Der Kopiereffekt scheint sich bei gewickelten Tonträgern generell nicht in vernachlässigbaren Dimensionen zu bewegen. Liest man beispielsweise die Betriebsanleitung zum ADAT-Digital-Recorder, so steht im Kapitel 9.3 "Cassettenpflege", daß diese im Jahr einmal vollständig umzuspulen sei, "So vermeiden Sie Vorecho-Effekte ...". Übersprechen zwischen den Schichten vollzieht sich demnach auch bei Digitalbändern. Die Frage ist, inwieweit es wirksam werden kann. Oder man hat bei Alesis-ADAT diesen Passus unreflektiert aus der Anleitung für eine Analog-Mehrspur-Maschine übernommen, denn technisch gesehen schreibt eine DAT-Maschine die Digitalwerte natürlich in digitaler Form auf, und diese besteht in positiver und negativer Sättigung des Aufzeichnungsbandes. Entscheidend aber sind die unvergleichlich kürzeren Wellenlängen, die mit dem Audiobereich auch ganz entfernt überhaupt nichts zu tun haben können, also ist hier ein potentieller Sicherheitsfaktor gegen Übersprechen bei allen digitalen Aufzeichnungsformen von Audiosignalen vorhanden, denn ein durch Übersprechen kopiertes Signal kann niemals die Amplitude bzw. den Sättigungswert eines direkt aufgeschriebenen Digitalsignals erreichen. 
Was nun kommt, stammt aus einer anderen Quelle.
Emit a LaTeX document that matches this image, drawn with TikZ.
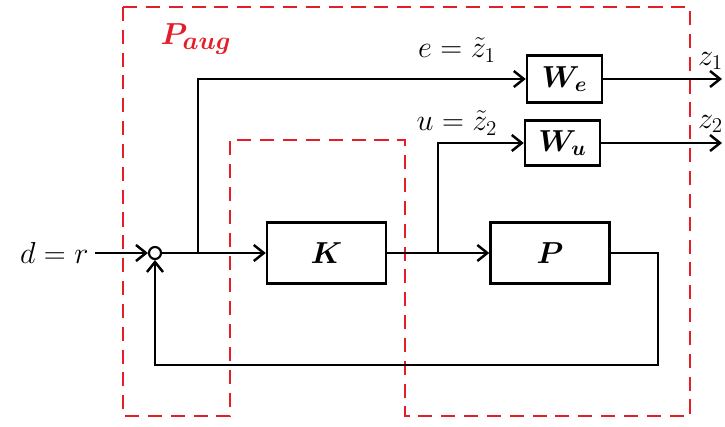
\documentclass[tikz,border=0pt]{standalone}
\usepackage{amsmath,bm}
\usetikzlibrary{arrows.meta,positioning,calc}
\definecolor{augred}{RGB}{228,30,40}

\begin{document}
\begin{tikzpicture}[->,>={Straight Barb[length=2mm,width=3.2mm]},line width=1.4pt,
   blk/.style={draw,minimum width=23.8mm,minimum height=12.2mm,inner sep=0pt,font=\LARGE},
   wblk/.style={blk,minimum width=15mm,minimum height=9.4mm},
   sm/.style={circle,draw,line width=1.2pt,minimum size=2.4mm,inner sep=0pt},
   lbl/.style={font=\LARGE,inner sep=1pt},
   aug/.style={-,draw=augred,dash pattern=on 8pt off 5pt,line width=1.6pt}]
\useasboundingbox (0,0) rectangle (14.5,8.52);
% P_aug boundary
\draw[aug] (2.46,8.38) -- (13.8,8.38) -- (13.8,0.2) -- (8.1,0.2) -- (8.1,5.72)
   -- (4.6,5.72) -- (4.6,0.2) -- (2.46,0.2) -- cycle;
\node[font=\fontsize{19}{22}\selectfont,text=augred] (aug) at (3.92,7.74) {$\bm{P_{aug}}$};
% blocks
\node[sm] (sum) at (3.1,3.46) {};
\node[blk] (K) at (6.53,3.46) {$\bm{K}$};
\node[blk] (P) at (11.0,3.46) {$\bm{P}$};
\node[wblk] (We) at (11.29,6.94) {$\bm{W_e}$};
\node[wblk,minimum height=9mm] (Wu) at (11.25,5.66) {$\bm{W_u}$};
% signals
\coordinate (in) at (1.9,3.46);
\node[lbl,left=2pt of in] (d) {$d=r$};
\coordinate (be) at (3.96,3.46);
\coordinate (bu) at (8.76,3.46);
\coordinate (fb) at (13.16,1.22);
\coordinate (z1) at (14.44,6.94);
\coordinate (z2) at (14.44,5.66);
\draw (in) -- (sum);
\draw (sum) -- (K);
\draw (K) -- (P);
\draw (be) |- (We.west);
\draw (bu) |- (Wu.west);
\draw (We) -- (z1);
\draw (Wu) -- (z2);
\draw (P.east) -- (P.east -| fb) -- (fb) -| (sum.south);
\node[lbl] (e) at (9.14,7.52) {$e=\tilde{z}_1$};
\node[lbl] (u) at (9.14,6.06) {$u=\tilde{z}_2$};
\node[lbl,anchor=west] (l1) at (13.9,7.3) {$z_1$};
\node[lbl,anchor=west] (l2) at (13.9,6.04) {$z_2$};
\end{tikzpicture}
\end{document}
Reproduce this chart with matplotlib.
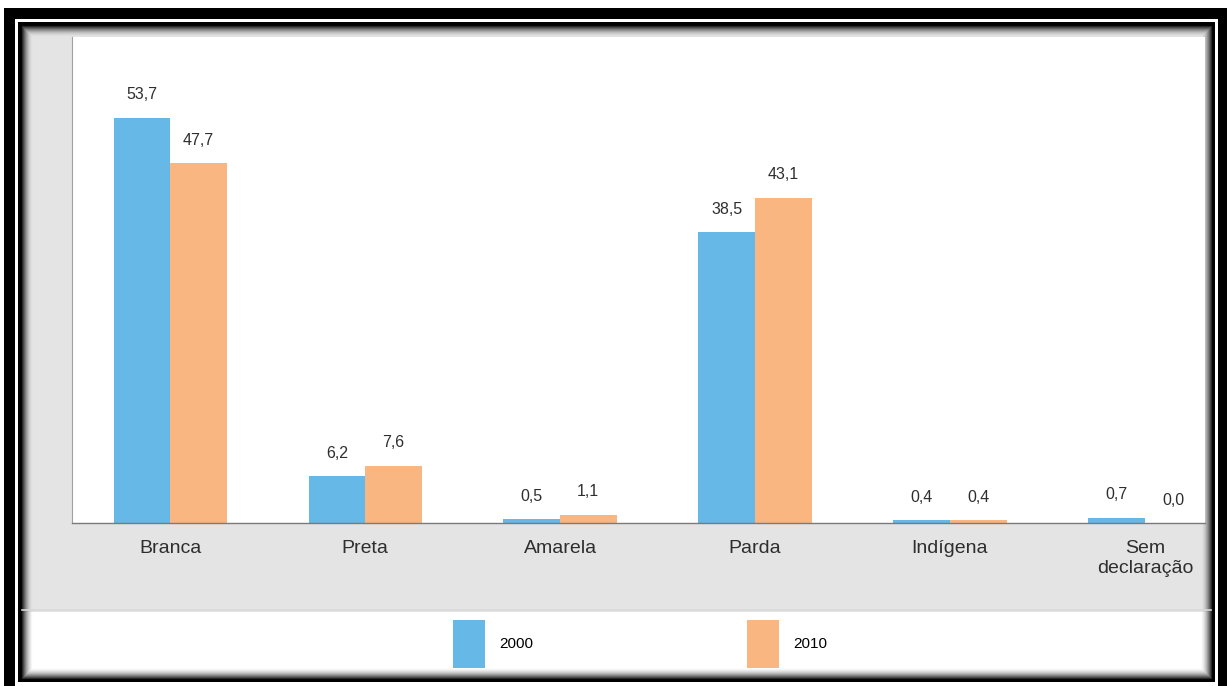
import matplotlib.pyplot as plt
from matplotlib.patches import Rectangle, Patch
import numpy as np

categorias = ['Branca', 'Preta', 'Amarela', 'Parda', 'Indígena', 'Sem\ndeclaração']
anos = ['2000', '2010']
valores_2000 = [53.7, 6.2, 0.5, 38.5, 0.4, 0.7]
valores_2010 = [47.7, 7.6, 1.1, 43.1, 0.4, 0.0]

cor_2000 = '#66b8e6'
cor_2010 = '#fab680'
cor_texto = '#2e2e2e'
fonte = ['Liberation Sans', 'DejaVu Sans']

W, H = 1227, 686
fig = plt.figure(figsize=(W / 100, H / 100), dpi=100)
fig.patch.set_facecolor('white')

# moldura em coordenadas de pixel
bg = fig.add_axes([0, 0, 1, 1], zorder=0)
bg.set_xlim(0, W)
bg.set_ylim(H, 0)
bg.axis('off')

bg.add_patch(Rectangle((4, 8), 1300, 800, facecolor='black', edgecolor='none'))
bg.add_patch(Rectangle((15, 19), 1218 - 15, 800, facecolor='white', edgecolor='none'))
bg.add_patch(Rectangle((18, 22), 1215 - 18, 682 - 22, facecolor='black', edgecolor='none'))
bg.add_patch(Rectangle((22, 26), 1211 - 22, 678 - 26, facecolor='#e4e4e4', edgecolor='none'))
# faixa da legenda
bg.add_patch(Rectangle((22, 612), 1211 - 22, 678 - 612, facecolor='white', edgecolor='none'))
bg.plot([22, 1211], [610, 610], color='#d8d8d8', lw=1.2)

# sombra interna
for k in range(10):
    g = 0.15 + 0.075 * k
    bg.add_patch(Rectangle((22 + k, 26 + k), 1189 - 2 * k, 652 - 2 * k,
                           facecolor='none', edgecolor=(g, g, g), lw=0.9,
                           alpha=1 - k / 11))

# grafico de barras
ax = fig.add_axes([72 / W, 1 - 523 / H, (1205 - 72) / W, (523 - 37) / H], zorder=2)
ax.set_facecolor('white')
x = np.arange(len(categorias))
largura = 0.29
b1 = ax.bar(x - largura / 2, valores_2000, largura, color=cor_2000, label=anos[0])
b2 = ax.bar(x + largura / 2, valores_2010, largura, color=cor_2010, label=anos[1])

for barras in (b1, b2):
    ax.bar_label(barras, labels=[f'{v:.1f}'.replace('.', ',') for v in barras.datavalues],
                 padding=11, fontsize=11.5, color=cor_texto, family=fonte)

ax.set_xlim(-0.503, 5.308)
ax.set_ylim(0, 64.4)
ax.set_yticks([])
ax.set_xticks(x)
ax.set_xticklabels(categorias, fontsize=14, color=cor_texto, family=fonte,
                   linespacing=1.25)
ax.tick_params(axis='x', length=0, pad=12)
for lado in ('top', 'right'):
    ax.spines[lado].set_visible(False)
ax.spines['bottom'].set_color('#7a7a7a')
ax.spines['bottom'].set_linewidth(1.0)
ax.spines['left'].set_color('#a0a0a0')
ax.spines['left'].set_linewidth(0.8)

handles = [Patch(facecolor=cor_2000), Patch(facecolor=cor_2010)]
fig.legend(handles, anos, loc='center', bbox_to_anchor=(640 / W, 1 - 644 / H),
           ncol=2, frameon=False, handlelength=2.1, handleheight=4.4,
           handletextpad=0.9, columnspacing=14.0,
           prop={'family': fonte, 'size': 11})

fig.savefig('out.png', dpi=100)
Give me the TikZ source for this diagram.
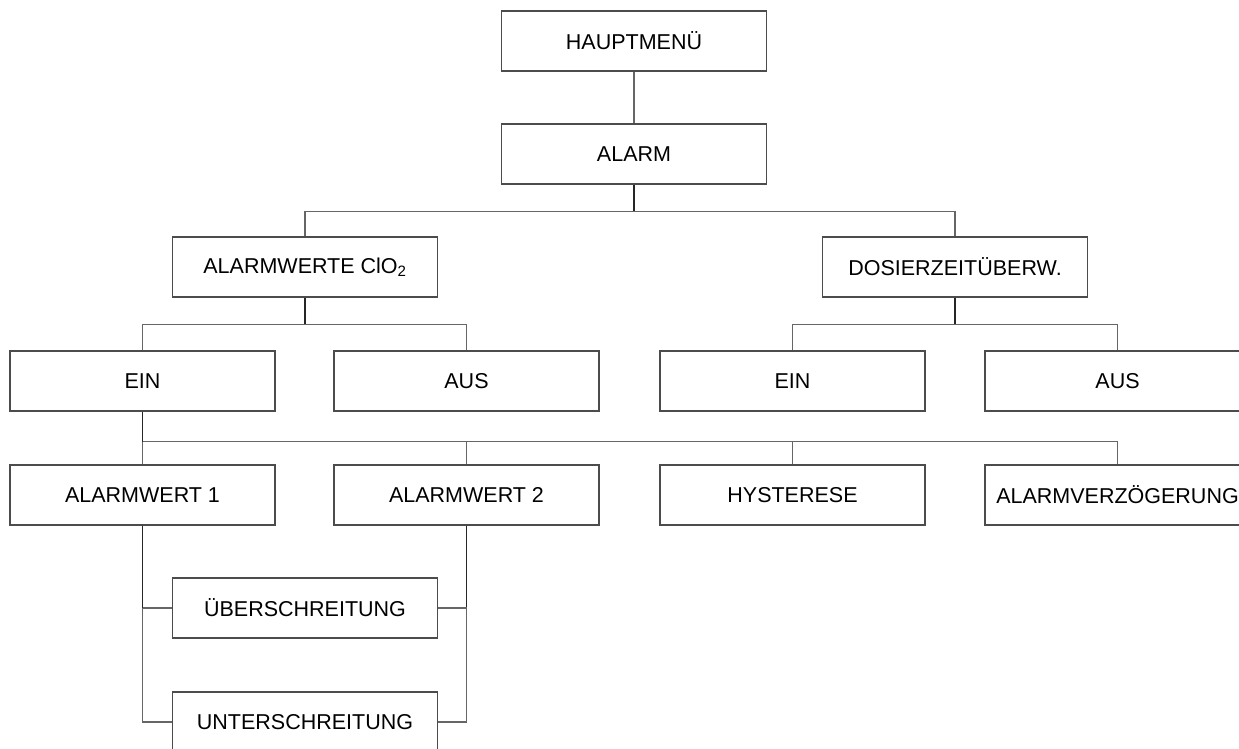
\documentclass[tikz,border=0pt]{standalone}
\usepackage{fontspec}
\setmainfont{Liberation Sans}
\begin{document}
\begin{tikzpicture}[x=1pt, y=-1pt,
    menubox/.style={draw=black!70, line width=1.3pt, minimum width=265pt,
      minimum height=60pt, inner sep=0pt,
      font=\fontsize{21.5}{26}\selectfont},
    bus/.style={draw=black!60, line width=1.3pt},
    stem/.style={draw=black!85, line width=1.3pt}]
  \clip (0, 0) rectangle (1239, 749);

  \node[menubox] (haupt) at (634, 41) {HAUPTMENÜ};
  \node[menubox] (alarm) at (634, 154) {ALARM};

  \node[menubox] (werte) at (305, 267) {ALARMWERTE ClO\textsubscript{2}};
  \node[menubox] (dosier) at (955, 267) {DOSIERZEITÜBERW.};

  \node[menubox] (ein1) at (142.5, 381) {EIN};
  \node[menubox] (aus1) at (466.5, 381) {AUS};
  \node[menubox] (ein2) at (792.5, 381) {EIN};
  \node[menubox] (aus2) at (1117.5, 381) {AUS};

  \node[menubox] (wert1) at (142.5, 495) {ALARMWERT 1};
  \node[menubox] (wert2) at (466.5, 495) {ALARMWERT 2};
  \node[menubox] (hyst) at (792.5, 495) {HYSTERESE};
  \node[menubox] (verz) at (1117.5, 495) {ALARMVERZÖGERUNG};

  \node[menubox] (ueber) at (305, 608) {ÜBERSCHREITUNG};
  \node[menubox] (unter) at (305, 722) {UNTERSCHREITUNG};

  \draw[bus] (haupt) -- (alarm);

  \draw[stem] (alarm.south) -- ++(0, 27) coordinate (b1);
  \draw[bus] (werte.north) |- (b1) -| (dosier.north);

  \draw[stem] (werte.south) -- ++(0, 27) coordinate (b2);
  \draw[bus] (ein1.north) |- (b2) -| (aus1.north);
  \draw[stem] (dosier.south) -- ++(0, 27) coordinate (b3);
  \draw[bus] (ein2.north) |- (b3) -| (aus2.north);

  \draw[stem] (ein1.south) -- ++(0, 30) coordinate (b4);
  \foreach \n in {wert1, wert2, hyst, verz}
    \draw[bus] (b4) -| (\n.north);

  \draw[stem] (wert1.south) -- (wert1.south |- ueber.west) coordinate (l1);
  \draw[bus] (l1) -- (ueber.west);
  \draw[bus] (l1) |- (unter.west);
  \draw[stem] (wert2.south) -- (wert2.south |- ueber.east) coordinate (r1);
  \draw[bus] (r1) -- (ueber.east);
  \draw[bus] (r1) |- (unter.east);
\end{tikzpicture}
\end{document}
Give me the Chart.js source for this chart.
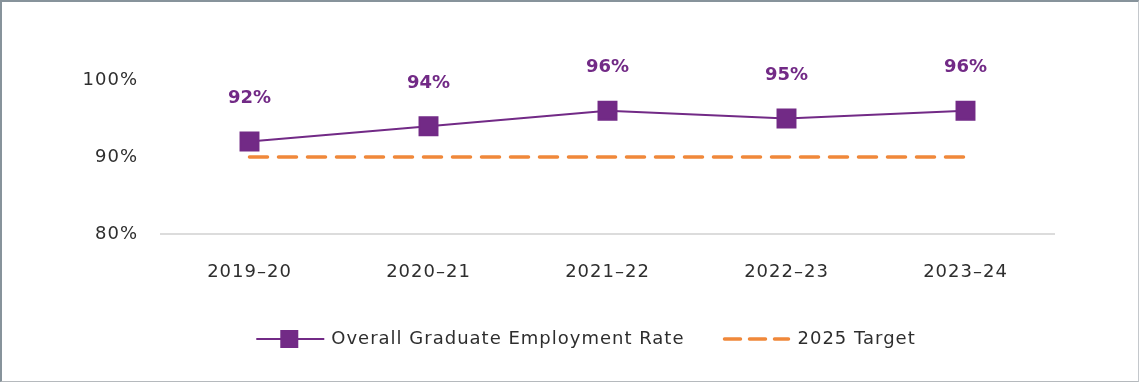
<!DOCTYPE html>
<html>
<head>
<meta charset="utf-8">
<script src="https://cdn.jsdelivr.net/npm/chart.js@4.4.1/dist/chart.umd.min.js"></script>
<style>
  html, body { margin: 0; padding: 0; background: #fff; }
  .frame {
    width: 1136px; height: 379px;
    border-top: 2px solid #87939b;
    border-left: 2px solid #87939b;
    border-right: 1px solid #c4c8cc;
    border-bottom: 1px solid #b5b9bd;
  }
</style>
</head>
<body>
<div class="frame"><canvas id="rate-chart" width="1136" height="379"></canvas></div>
<script>
// data
const years = ["2019–20", "2020–21", "2021–22", "2022–23", "2023–24"];
const employmentRate = [92, 94, 96, 95, 96];
const targetRate = [90, 90, 90, 90, 90];
const yTicks = [80, 90, 100];
const seriesNames = ["Overall Graduate Employment Rate", "2025 Target"];

const purple = '#722a86';
const orange = '#f0883a';
const textGrey = '#2e2e2e';
const fontFamily = '"DejaVu Sans", "Open Sans", sans-serif';

// wider text spacing, the original font is quite wide
const spacing = {
    id: 'spacing',
    beforeUpdate(chart) { chart.ctx.letterSpacing = '1px'; },
    beforeDraw(chart) { chart.ctx.letterSpacing = '1px'; }
};

// value labels above the purple points
const valueLabels = {
    id: 'valueLabels',
    afterDatasetsDraw(chart) {
        const ctx = chart.ctx;
        const meta = chart.getDatasetMeta(0);
        ctx.save();
        ctx.letterSpacing = '0px';
        ctx.font = 'bold 18px ' + fontFamily;
        ctx.fillStyle = purple;
        ctx.textAlign = 'center';
        ctx.textBaseline = 'middle';
        meta.data.forEach((pt, i) => {
            ctx.fillText(employmentRate[i] + '%', pt.x, pt.y - 43);
        });
        ctx.restore();
    }
};

// legend drawn under the axis
const customLegend = {
    id: 'customLegend',
    afterDraw(chart) {
        const ctx = chart.ctx;
        const y = 337;
        const swatch = 68;
        const gap = 7;
        const between = 38;
        ctx.save();
        ctx.letterSpacing = '1px';
        ctx.font = '18px ' + fontFamily;
        const w1 = ctx.measureText(seriesNames[0]).width;
        const w2 = ctx.measureText(seriesNames[1]).width;
        const total = swatch + gap + w1 + between + swatch + gap + w2;
        let x = 584 - total / 2;

        // purple line + square
        ctx.strokeStyle = purple;
        ctx.lineWidth = 2;
        ctx.beginPath();
        ctx.moveTo(x, y);
        ctx.lineTo(x + swatch, y);
        ctx.stroke();
        ctx.fillStyle = purple;
        ctx.fillRect(x + 33 - 9, y - 9, 18, 18);
        x += swatch + gap;
        ctx.fillStyle = textGrey;
        ctx.textBaseline = 'middle';
        ctx.fillText(seriesNames[0], x, y);
        x += w1 + between;

        // orange dashes
        ctx.strokeStyle = orange;
        ctx.lineWidth = 3.5;
        ctx.lineCap = 'round';
        ctx.setLineDash([16, 9]);
        ctx.beginPath();
        ctx.moveTo(x + 2, y);
        ctx.lineTo(x + swatch - 2, y);
        ctx.stroke();
        ctx.setLineDash([]);
        x += swatch + gap;
        ctx.fillText(seriesNames[1], x, y);
        ctx.restore();
    }
};

const rateCanvas = document.getElementById("rate-chart");

let rateChart = new Chart(rateCanvas, {
    type: 'line',
    data: {
        labels: years,
        datasets: [{
            label: seriesNames[0],
            data: employmentRate,
            borderColor: purple,
            backgroundColor: purple,
            borderWidth: 2,
            pointStyle: 'rect',
            pointRadius: 12.7,
            pointHoverRadius: 12.7,
            tension: 0,
            order: 0
        }, {
            label: seriesNames[1],
            data: targetRate,
            borderColor: orange,
            borderWidth: 3.5,
            borderDash: [18, 11],
            borderCapStyle: 'round',
            pointRadius: 0,
            order: 1
        }]
    },
    options: {
        responsive: false,
        animation: false,
        layout: {
            padding: { top: 78, left: 0, right: 83, bottom: 0 }
        },
        scales: {
            x: {
                offset: true,
                grid: { display: false, drawTicks: false },
                border: { display: false },
                ticks: {
                    color: textGrey,
                    padding: 28,
                    font: { family: fontFamily, size: 18 }
                },
                afterFit(scale) { scale.height = 147; }
            },
            y: {
                min: 80,
                max: 100,
                afterBuildTicks(scale) {
                    scale.ticks = yTicks.map(v => ({ value: v }));
                },
                grid: {
                    drawTicks: false,
                    lineWidth: 2,
                    color: ctx => ctx.tick && ctx.tick.value === 80 ? '#dcdcdc' : 'rgba(0,0,0,0)'
                },
                border: { display: false },
                ticks: {
                    color: textGrey,
                    padding: 22,
                    font: { family: fontFamily, size: 18 },
                    callback: v => v + '%'
                },
                afterFit(scale) { scale.width = 158; }
            }
        },
        plugins: {
            legend: { display: false },
            tooltip: { enabled: false }
        }
    },
    plugins: [spacing, valueLabels, customLegend]
});
</script>
</body>
</html>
Durch die mechanischen Unsicherheitsfaktoren der Bandoberfläche ist also - die Langzeitstabilität betreffend - offenbar von der digitalen Aufzeichnung ebensowenig absolute Beständigkeit zu erwarten, wie von der analogen. Und bedenkt man, daß - wie noch zu zeigen ist - ein Spulenband eher in einen lauffähigen Zustand zu bringen ist, als eine Cassette, weil unmittelbar am Band manipuliert werden kann, dann bleibt nur die Diskussion um "digital" oder "analog" als Entscheidungskriterium für die Aufzeichnungsmethode und, was die Tonqualität betrifft, darf man die Überlegungen der Herren Neve, Schiefele, van den Hul, Klimo und vielen, vielen anderen, die vehement mit tragfähigen Argumenten das analoge Klangbild verteidigen, nicht ausgrenzen! Für die Massenproduktion reicht noch allemal die 16-bit-Technologie. 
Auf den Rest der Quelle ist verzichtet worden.